The Barcelona events
were indeed an important turning point but not as some anti-communist and
liberal commentators present it. For
there followed a period during which the national Popular Army was transformed
into an effective fighting force.
Despite the overwhelming military advantages enjoyed by the fascist
enemy and the continuing arms embargo placed on Republican Spain by the Western
democracies, the re-organised National Army supported by the International
Brigade was able to hold on for a further eighteen months, giving space for
Spain’s outstanding socialist prime minister, Negrin, to negotiate for
increased international assistance.
The fundamental
reasons for the defeat of Spanish democracy were outside the Republic’s control. Firstly Franco could not have prevailed
without the massive military support of the fascist powers.

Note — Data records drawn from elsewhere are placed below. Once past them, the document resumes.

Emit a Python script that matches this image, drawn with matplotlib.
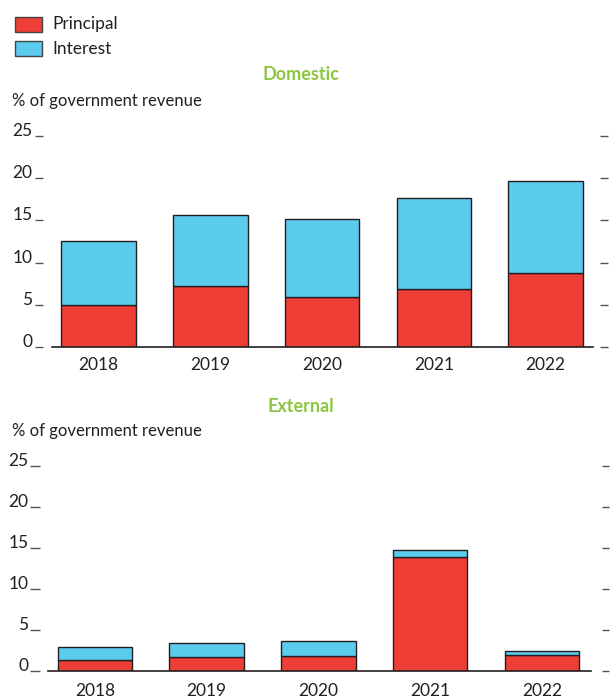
import matplotlib
matplotlib.use("Agg")
import matplotlib.pyplot as plt
from matplotlib.patches import Rectangle
from matplotlib.transforms import blended_transform_factory

years = ["2018", "2019", "2020", "2021", "2022"]
dom_principal = [5.0, 7.2, 5.9, 6.9, 8.7]
dom_interest = [7.6, 8.5, 9.3, 10.8, 11.0]
ext_principal = [1.3, 1.7, 1.8, 13.9, 1.9]
ext_interest = [1.6, 1.7, 1.8, 0.8, 0.6]
yticks = [0, 5, 10, 15, 20, 25]
series_names = ["Principal", "Interest"]
panel_titles = ["Domestic", "External"]
ylabel_text = "% of government revenue"

RED = "#ef3e36"
BLUE = "#5bcbee"
GREEN = "#8cc63f"
TXT = "#231f20"
EDGE = "#231f20"
TICKC = "#555555"

plt.rcParams['font.family'] = ['Lato', 'DejaVu Sans']
W, H = 610, 698
fig = plt.figure(figsize=(W / 100, H / 100), dpi=100)


def rect(l, r, t, b):
    return [l / W, 1 - b / H, (r - l) / W, (b - t) / H]


def fx(px):
    return px / W


def fy(py):
    return 1 - py / H


def panel(l, r, t, b, principal, interest, c0, ldash, rdash, lab_r, xpad):
    ax = fig.add_axes(rect(l, r, t, b))
    x = list(range(len(years)))
    spacing = 111.7
    ax.set_xlim((l - c0) / spacing, (r - c0) / spacing)
    ax.set_ylim(0, 25)
    ax.bar(x, principal, width=0.667, color=RED, edgecolor=EDGE, linewidth=1.0, zorder=2)
    ax.bar(x, interest, bottom=principal, width=0.667, color=BLUE, edgecolor=EDGE,
           linewidth=1.0, zorder=2)
    for s in ["left", "right", "top"]:
        ax.spines[s].set_visible(False)
    ax.spines["bottom"].set_color(EDGE)
    ax.spines["bottom"].set_linewidth(1.2)
    ax.spines["bottom"].set_zorder(3)
    ax.set_yticks([])
    ax.set_xticks(x)
    ax.set_xticklabels(years, fontsize=12.5, color=TXT)
    ax.tick_params(axis="x", length=0, pad=xpad)
    tr = blended_transform_factory(ax.transAxes, ax.transData)
    wpx = r - l
    for v in yticks:
        ax.plot([(ldash[0] - l) / wpx, (ldash[1] - l) / wpx], [v, v], color=TICKC, lw=1.0,
                transform=tr, clip_on=False, solid_capstyle="butt")
        ax.plot([(rdash[0] - l) / wpx, (rdash[1] - l) / wpx], [v, v], color=TICKC, lw=1.0,
                transform=tr, clip_on=False, solid_capstyle="butt")
        ax.text((lab_r - l) / wpx, v, str(v), transform=tr, ha="right", va="baseline",
                fontsize=12.5, color=TXT)
    return ax


panel(51.7, 593.3, 136.3, 346.7, dom_principal, dom_interest, 98.7,
      (35, 43), (600, 608), 32.5, 7.5)
panel(48.3, 591.0, 466.0, 671.0, ext_principal, ext_interest, 95.0,
      (30, 40), (601.5, 609), 28.5, 8.5)

# titles and axis labels
fig.text(fx(300.5), fy(75), panel_titles[0], ha="center", va="center", fontsize=13,
         fontweight="bold", color=GREEN)
fig.text(fx(300.5), fy(407), panel_titles[1], ha="center", va="center", fontsize=13,
         fontweight="bold", color=GREEN)
fig.text(fx(12), fy(101), ylabel_text, ha="left", va="center", fontsize=12, color=TXT)
fig.text(fx(12), fy(431), ylabel_text, ha="left", va="center", fontsize=12, color=TXT)

# legend
for i, (name, col) in enumerate(zip(series_names, [RED, BLUE])):
    top = 17 + i * 24.5
    fig.patches.append(Rectangle((fx(14.5), fy(top + 14.5)), 27 / W, 14.5 / H,
                                 transform=fig.transFigure, facecolor=col,
                                 edgecolor="#444444", linewidth=1.0))
    fig.text(fx(52), fy(top + 7.5), name, ha="left", va="center", fontsize=12.5, color=TXT)

fig.savefig("out.png", dpi=100)
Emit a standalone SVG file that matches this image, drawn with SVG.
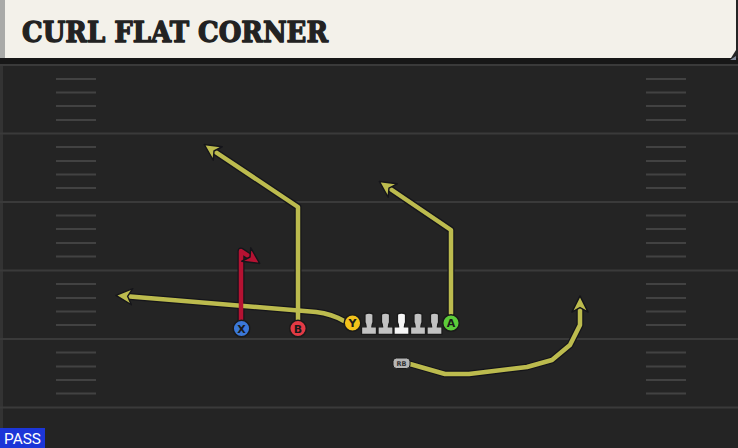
<svg xmlns="http://www.w3.org/2000/svg" width="738" height="448" viewBox="0 0 738 448">
<style>
.yl{stroke:#3a3a3a;stroke-width:2}
.hm{stroke:#424242;stroke-width:2}
.rt{fill:none;stroke-linejoin:round;stroke-linecap:round}
.rto{stroke:#15151a;stroke-width:7}
.rty{stroke:#bcbb4e;stroke-width:4.5}
.rtr{stroke:#b51232;stroke-width:4.5}
.pl{stroke:#1a1a1a;stroke-width:1.5}
.plt{font-family:"DejaVu Sans","Liberation Sans",sans-serif;font-weight:bold;font-size:11px;fill:#1a1a1a;text-anchor:middle}
.ol{fill:#c2c2c2;stroke:#1a1a1a;stroke-width:1.1}
</style>
<defs>
<marker id="ay" viewBox="0 0 10 10" refX="5" refY="5" markerWidth="4" markerHeight="4" orient="auto" markerUnits="strokeWidth">
<path d="M0.5,0.5 L9.5,5 L0.5,9.5 L3,5 Z" fill="#bcbb4e" stroke="#15151a" stroke-width="0.8" stroke-linejoin="round"/>
</marker>
<marker id="ar" viewBox="0 0 10 10" refX="5" refY="5" markerWidth="4" markerHeight="4" orient="auto" markerUnits="strokeWidth">
<path d="M0.5,0.5 L9.5,5 L0.5,9.5 L3,5 Z" fill="#b51232" stroke="#15151a" stroke-width="0.8" stroke-linejoin="round"/>
</marker>
<path id="ol" d="M-3.5,-9 Q0,-11 3.5,-9 L3.5,-2 Q2.5,0 2.5,2 L6,2 Q6.5,2 6.5,3 L6.5,8.5 L-6.5,8.5 L-6.5,3 Q-6.5,2 -6,2 L-2.5,2 Q-2.5,0 -3.5,-2 Z"/>
</defs>

<g id="field">
<rect x="0" y="0" width="738" height="448" fill="#242424"/>
<rect x="0" y="60" width="3" height="388" fill="#333"/>
<g id="yardlines">
<line class="yl" x1="0" y1="65" x2="738" y2="65"/>
<line class="yl" x1="0" y1="133.5" x2="738" y2="133.5"/>
<line class="yl" x1="0" y1="202" x2="738" y2="202"/>
<line class="yl" x1="0" y1="270.5" x2="738" y2="270.5"/>
<line class="yl" x1="0" y1="339" x2="738" y2="339"/>
<line class="yl" x1="0" y1="407.5" x2="738" y2="407.5"/>
</g>
<g id="hashes">
<path class="hm" d="M56,79H96M56,92.5H96M56,106H96M56,120H96M56,147H96M56,161H96M56,174.5H96M56,188H96M56,215.5H96M56,229H96M56,243H96M56,256.5H96M56,284H96M56,298H96M56,311.5H96M56,325H96M56,352.5H96M56,366.5H96M56,380H96M56,393.5H96"/>
<path class="hm" d="M646,79H686M646,92.5H686M646,106H686M646,120H686M646,147H686M646,161H686M646,174.5H686M646,188H686M646,215.5H686M646,229H686M646,243H686M646,256.5H686M646,284H686M646,298H686M646,311.5H686M646,325H686M646,352.5H686M646,366.5H686M646,380H686M646,393.5H686"/>
</g>
</g>

<g id="header">
<rect x="0" y="58" width="738" height="6" fill="#171717"/>
<path d="M736,56 L736,60 L730,60 Z" fill="#7d8796"/>
<path d="M0,0 H736 V50 L731,58 H0 Z" fill="#f3f1ea"/>
<rect x="0" y="0" width="5" height="58" fill="#a9aaa8"/>
<text x="22" y="42" font-family="'DejaVu Serif','Liberation Serif',serif" font-weight="bold" font-size="27.5" fill="#222" stroke="#222" stroke-width="1.3" stroke-linejoin="round" textLength="306" lengthAdjust="spacingAndGlyphs">CURL FLAT CORNER</text>
</g>

<g id="connectors">
<g class="rt rto">
<path d="M298,320 V207 L211,149"/>
<path d="M451,314 V230 L386,186"/>
<path d="M344,321 Q332,314 316,312 L124,296"/>
<path d="M410,364 L445,374 L469,374 L527,367 L552,360 L570,345 L580,325 L580,304"/>
<path d="M241,320 V251 L253,259"/>
</g>
<path class="rt rty" d="M298,320 V207 L211,149" marker-end="url(#ay)"/>
<path class="rt rty" d="M451,314 V230 L386,186" marker-end="url(#ay)"/>
<path class="rt rty" d="M344,321 Q332,314 316,312 L124,296" marker-end="url(#ay)"/>
<path class="rt rty" d="M410,364 L445,374 L469,374 L527,367 L552,360 L570,345 L580,325 L580,304" marker-end="url(#ay)"/>
<path class="rt rtr" d="M241,320 V251 L253,259" marker-end="url(#ar)"/>
</g>

<g id="X"><circle class="pl" cx="241.5" cy="328.5" r="8.3" fill="#3b78d8"/><text class="plt" x="241.5" y="332.5">X</text></g>
<g id="B"><circle class="pl" cx="298" cy="328.5" r="8.3" fill="#e33a45"/><text class="plt" x="298" y="332.5">B</text></g>
<g id="Y"><circle class="pl" cx="352.5" cy="323" r="8.3" fill="#f2c21b"/><text class="plt" x="352.5" y="327">Y</text></g>
<g id="A"><circle class="pl" cx="451" cy="323" r="8.3" fill="#5ccc3a"/><text class="plt" x="451" y="327">A</text></g>
<g id="LT" transform="translate(369,324.5) scale(1.15)"><use href="#ol" class="ol"/></g>
<g id="LG" transform="translate(385.5,324.5) scale(1.15)"><use href="#ol" class="ol"/></g>
<g id="C" transform="translate(401.5,324.5) scale(1.15)"><use href="#ol" fill="#f6f6f6" stroke="#1a1a1a" stroke-width="1.1"/></g>
<g id="RG" transform="translate(418,324.5) scale(1.15)"><use href="#ol" class="ol"/></g>
<g id="RT" transform="translate(434.5,324.5) scale(1.15)"><use href="#ol" class="ol"/></g>
<g id="RB"><rect x="393" y="358" width="17" height="10.5" rx="3.5" fill="#b5b5b5" stroke="#1a1a1a" stroke-width="1"/><text x="401.5" y="366" font-family="'DejaVu Sans',sans-serif" font-size="6.5" font-weight="bold" fill="#333" text-anchor="middle">RB</text></g>

<g id="pass"><rect x="0" y="428" width="45" height="20" fill="#1c36d8"/><text x="22.5" y="444" font-family="'Roboto','Liberation Sans',sans-serif" font-size="15" fill="#fff" text-anchor="middle" textLength="37" lengthAdjust="spacingAndGlyphs">PASS</text></g>
</svg>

And Spanish democracy could have survived if
Britain, France and the United States had lifted the arms embargo placed on
Republican Spain and put diplomatic and economic pressures on the fascist
powers to stop their war of intervention.
By May 1937 it was
clear to Negrin and the Communist Party, which provided the backbone to his
administration, that only the centralising strategy of the Popular Front
Government could stop the slide to military defeat, and consolidate the
substantial and profoundly democratic changes it had instituted. These reforms could have rapidly moved Spain
from a largely backward, medieval theocracy to an advanced social
democracy. Many on the left saw such
developments as important steps on the road to socialism.